Stored entries:
- - -

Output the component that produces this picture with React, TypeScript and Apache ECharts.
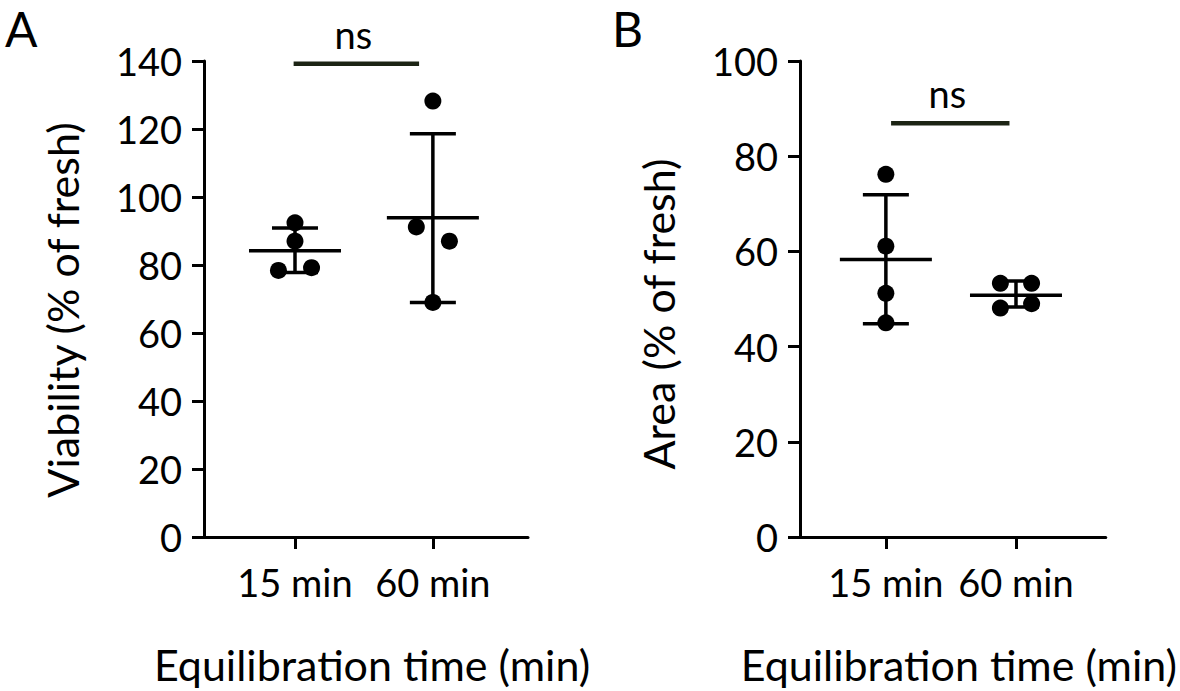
import React, { useEffect, useRef } from "react";
import * as echarts from "echarts";

// Categories and tick labels
const categories = ["15 min", "60 min"];
const categoryX = [1, 2];
const yTicksA = [0, 20, 40, 60, 80, 100, 120, 140];
const yTicksB = [0, 20, 40, 60, 80, 100];

// Panel A: Viability (% of fresh) – individual points [x (jittered), y]
const pointsA15 = [[1, 92.4], [1, 87.0], [0.88, 78.4], [1.12, 79.2]];
const pointsA60 = [[2, 128.2], [1.88, 91.2], [2.12, 87.0], [2, 69.0]];
// Panel A summary: mean, lower (mean-SD), upper (mean+SD)
const meanA = [84.2, 93.9];
const lowerA = [77.8, 69.0];
const upperA = [90.9, 118.6];

// Panel B: Area (% of fresh)
const pointsB15 = [[1, 76.2], [1, 61.1], [1, 51.2], [1, 45.0]];
const pointsB60 = [[1.88, 53.3], [2.12, 53.3], [1.88, 48.1], [2.12, 49.0]];
const meanB = [58.3, 50.8];
const lowerB = [44.8, 48.3];
const upperB = [71.9, 53.8];

// Significance brackets [x start, x end, y]
const sigA = [[0.99, 1.9, 139.2]];
const sigB = [[1.04, 1.95, 86.9]];
const sigLabel = "ns";

const FONT = "Lato";
const FS = 38;
const TITLE_FS = 43;

function summaryData(mean: number[], lower: number[], upper: number[]) {
  return categoryX.map((x, i) => [x, mean[i], lower[i], upper[i]]);
}

const errRender = (params: any, api: any) => {
  const x = api.value(0);
  const pm = api.coord([x, api.value(1)]);
  const plo = api.coord([x, api.value(2)]);
  const phi = api.coord([x, api.value(3)]);
  const st = { stroke: "#000", lineWidth: 3.5 };
  const mw = 46;
  const cw = 23;
  return {
    type: "group",
    children: [
      { type: "line", shape: { x1: pm[0] - mw, y1: pm[1], x2: pm[0] + mw, y2: pm[1] }, style: st },
      { type: "line", shape: { x1: plo[0], y1: plo[1], x2: phi[0], y2: phi[1] }, style: st },
      { type: "line", shape: { x1: phi[0] - cw, y1: phi[1], x2: phi[0] + cw, y2: phi[1] }, style: st },
      { type: "line", shape: { x1: plo[0] - cw, y1: plo[1], x2: plo[0] + cw, y2: plo[1] }, style: st },
    ],
  };
};

const sigRender = (params: any, api: any) => {
  const y = api.value(2);
  const p1 = api.coord([api.value(0), y]);
  const p2 = api.coord([api.value(1), y]);
  return {
    type: "group",
    children: [
      {
        type: "line",
        shape: { x1: p1[0], y1: p1[1], x2: p2[0], y2: p2[1] },
        style: { stroke: "#1c2414", lineWidth: 4.5 },
      },
      {
        type: "text",
        x: (p1[0] + p2[0]) / 2 - 3,
        y: p1[1] - 11,
        style: {
          text: sigLabel,
          fontSize: FS,
          fontFamily: FONT,
          fill: "#000",
          align: "center",
          verticalAlign: "bottom",
        },
      },
    ],
  };
};

function xAxis(gridIndex: number) {
  return {
    type: "value",
    gridIndex,
    min: 0.34,
    max: 2.69,
    axisLine: { show: true, onZero: false, lineStyle: { color: "#000", width: 3 } },
    axisTick: { show: true, customValues: categoryX, length: 12, lineStyle: { color: "#000", width: 3 } },
    axisLabel: {
      show: true,
      customValues: categoryX,
      formatter: (v: number) => categories[Math.round(v) - 1] ?? "",
      fontSize: FS,
      fontFamily: FONT,
      color: "#000",
      margin: 26,
    },
    splitLine: { show: false },
    name: "Equilibration time (min)",
    nameLocation: "middle",
    nameGap: 106,
    nameTextStyle: { fontSize: TITLE_FS, fontFamily: FONT, color: "#000", padding: [0, 0, 0, 12] },
  };
}

function yAxis(gridIndex: number, ticks: number[], name: string, shift: number) {
  return {
    type: "value",
    gridIndex,
    min: ticks[0],
    max: ticks[ticks.length - 1],
    interval: ticks[1] - ticks[0],
    axisLine: { show: true, lineStyle: { color: "#000", width: 3 } },
    axisTick: { show: true, length: 12, lineStyle: { color: "#000", width: 3 } },
    axisLabel: { fontSize: FS, fontFamily: FONT, color: "#000", margin: 22 },
    splitLine: { show: false },
    name,
    nameLocation: "middle",
    nameGap: 120,
    nameRotate: 90,
    nameTextStyle: { fontSize: TITLE_FS, fontFamily: FONT, color: "#000", padding: [0, shift, 0, 0] },
  };
}

export default function App() {
  const ref = useRef<HTMLDivElement>(null);
  useEffect(() => {
    if (!ref.current) return;
    const chart = echarts.init(ref.current, undefined, { renderer: "svg" });
    const scatterStyle = { color: "#000", opacity: 1 };
    chart.setOption({
      animation: false,
      backgroundColor: "#fff",
      textStyle: { fontFamily: FONT },
      grid: [
        { left: 204, right: 652, top: 61, bottom: 151 },
        { left: 800, right: 55, top: 61, bottom: 151 },
      ],
      xAxis: [xAxis(0), xAxis(1)],
      yAxis: [
        yAxis(0, yTicksA, "Viability (% of fresh)", 22),
        yAxis(1, yTicksB, "Area (% of fresh)", 30),
      ],
      graphic: [
        { type: "text", left: 5, top: 4, style: { text: "A", fontSize: 48, fontFamily: FONT, fill: "#000" } },
        { type: "text", left: 612, top: 4, style: { text: "B", fontSize: 48, fontFamily: FONT, fill: "#000" } },
      ],
      series: [
        { type: "scatter", xAxisIndex: 0, yAxisIndex: 0, data: pointsA15, symbolSize: 17, itemStyle: scatterStyle, z: 3 },
        { type: "scatter", xAxisIndex: 0, yAxisIndex: 0, data: pointsA60, symbolSize: 17, itemStyle: scatterStyle, z: 3 },
        { type: "scatter", xAxisIndex: 1, yAxisIndex: 1, data: pointsB15, symbolSize: 17, itemStyle: scatterStyle, z: 3 },
        { type: "scatter", xAxisIndex: 1, yAxisIndex: 1, data: pointsB60, symbolSize: 17, itemStyle: scatterStyle, z: 3 },
        { type: "custom", xAxisIndex: 0, yAxisIndex: 0, data: summaryData(meanA, lowerA, upperA), renderItem: errRender, z: 4 },
        { type: "custom", xAxisIndex: 1, yAxisIndex: 1, data: summaryData(meanB, lowerB, upperB), renderItem: errRender, z: 4 },
        { type: "custom", xAxisIndex: 0, yAxisIndex: 0, data: sigA, renderItem: sigRender, clip: false, z: 4 },
        { type: "custom", xAxisIndex: 1, yAxisIndex: 1, data: sigB, renderItem: sigRender, clip: false, z: 4 },
      ],
    });
    return () => chart.dispose();
  }, []);
  return (
    <div
      ref={ref}
      style={{ position: "fixed", left: 0, top: 0, width: 1180, height: 691, background: "#fff" }}
    />
  );
}
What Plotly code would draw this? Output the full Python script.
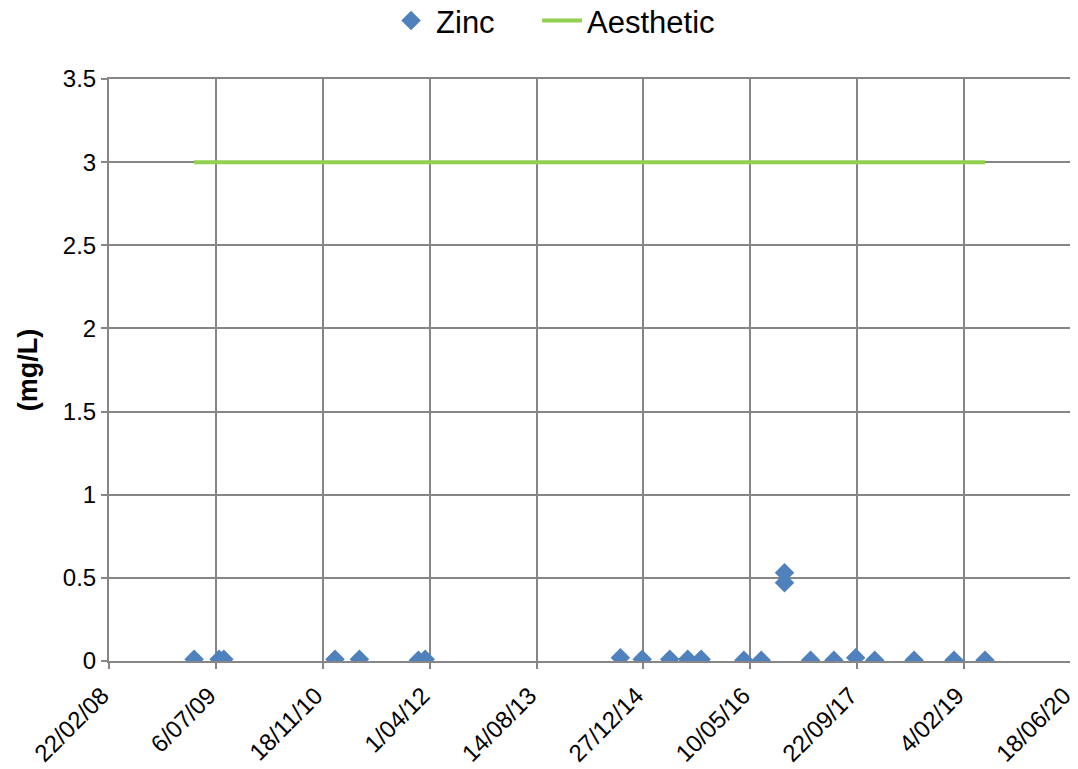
import plotly.graph_objects as go
import pandas as pd

zinc_dates = ["2009-03-26", "2009-07-21", "2009-08-12", "2011-01-14", "2011-05-08",
              "2012-02-08", "2012-03-11", "2014-09-10", "2014-12-21", "2015-04-29",
              "2015-07-22", "2015-09-23", "2016-04-10", "2016-06-30", "2016-10-17",
              "2016-10-17", "2017-02-16", "2017-06-05", "2017-09-15", "2017-12-13",
              "2018-06-15", "2018-12-19", "2019-05-13"]
zinc_values = [0.01, 0.01, 0.01, 0.01, 0.01,
               0.005, 0.01, 0.02, 0.01, 0.01,
               0.01, 0.01, 0.005, 0.005, 0.53,
               0.47, 0.005, 0.005, 0.02, 0.005,
               0.005, 0.005, 0.005]
aesthetic_dates = ["2009-03-26", "2019-05-13"]
aesthetic_values = [3, 3]

axis_start = pd.Timestamp("2008-02-22")
tick_dates = [axis_start + pd.Timedelta(days=500 * i) for i in range(10)]
tick_vals = [d.strftime("%Y-%m-%d") for d in tick_dates]
tick_labels = [f"{d.day}/{d.month:02d}/{d.year % 100:02d}" for d in tick_dates]
x_range = [(tick_dates[0] - pd.Timedelta(hours=6)).strftime("%Y-%m-%d %H:%M"),
           (tick_dates[-1] + pd.Timedelta(hours=6)).strftime("%Y-%m-%d %H:%M")]

font = "Liberation Sans, Arial, sans-serif"
grid = "#868686"

fig = go.Figure()
fig.add_trace(go.Scatter(x=zinc_dates, y=zinc_values, mode="markers", name="Zinc",
                         marker=dict(symbol="diamond", size=15, color="#4F81BD"),
                         legend="legend", showlegend=True))
fig.add_trace(go.Scatter(x=aesthetic_dates, y=aesthetic_values, mode="lines", name="Aesthetic",
                         line=dict(color="#92D050", width=4), legend="legend2", showlegend=True))

fig.update_layout(
    width=1070, height=761,
    showlegend=True,
    margin=dict(l=101, r=7, t=71, b=108, autoexpand=False),
    paper_bgcolor="white", plot_bgcolor="white",
    font=dict(family=font, size=24, color="black"),
    legend=dict(orientation="h", x=0.288, xanchor="left", y=1.1, yanchor="middle",
                font=dict(size=31), itemwidth=40, visible=True),
    legend2=dict(orientation="h", x=0.445, xanchor="left", y=1.1, yanchor="middle",
                 font=dict(size=31), itemwidth=40, visible=True),
    xaxis=dict(range=x_range, tickvals=tick_vals, ticktext=tick_labels,
               tickangle=-45, showgrid=True, gridcolor=grid, gridwidth=2,
               showline=True, mirror=True, linecolor=grid, linewidth=2,
               ticks="outside", ticklen=6, tickwidth=2, tickcolor=grid, tickfont=dict(size=24),
               ticklabeloverflow="allow", ticklabelshift=-7, ticklabelstandoff=3,
               zeroline=False, automargin=False),
    yaxis=dict(range=[0, 3.5], dtick=0.5, showgrid=True, gridcolor=grid, gridwidth=2,
               showline=True, mirror=True, linecolor=grid, linewidth=2,
               ticks="outside", ticklen=6, tickwidth=2, tickcolor=grid, tickfont=dict(size=24),
               zeroline=False, automargin=False,
               title=dict(text="<b>(mg/L)</b>", font=dict(size=27), standoff=17)),
)
fig.write_html("out.html")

- - -

> **Required work**: Repeat only what runs from the first line of the records above to the line with "const yTicksB = [0, 20, 40, 60, 80, 100];", both included, word for word, minus the pictures.

> **Worked solution**:
Output the component that produces this picture with React, TypeScript and Apache ECharts.
import React, { useEffect, useRef } from "react";
import * as echarts from "echarts";

// Categories and tick labels
const categories = ["15 min", "60 min"];
const categoryX = [1, 2];
const yTicksA = [0, 20, 40, 60, 80, 100, 120, 140];
const yTicksB = [0, 20, 40, 60, 80, 100];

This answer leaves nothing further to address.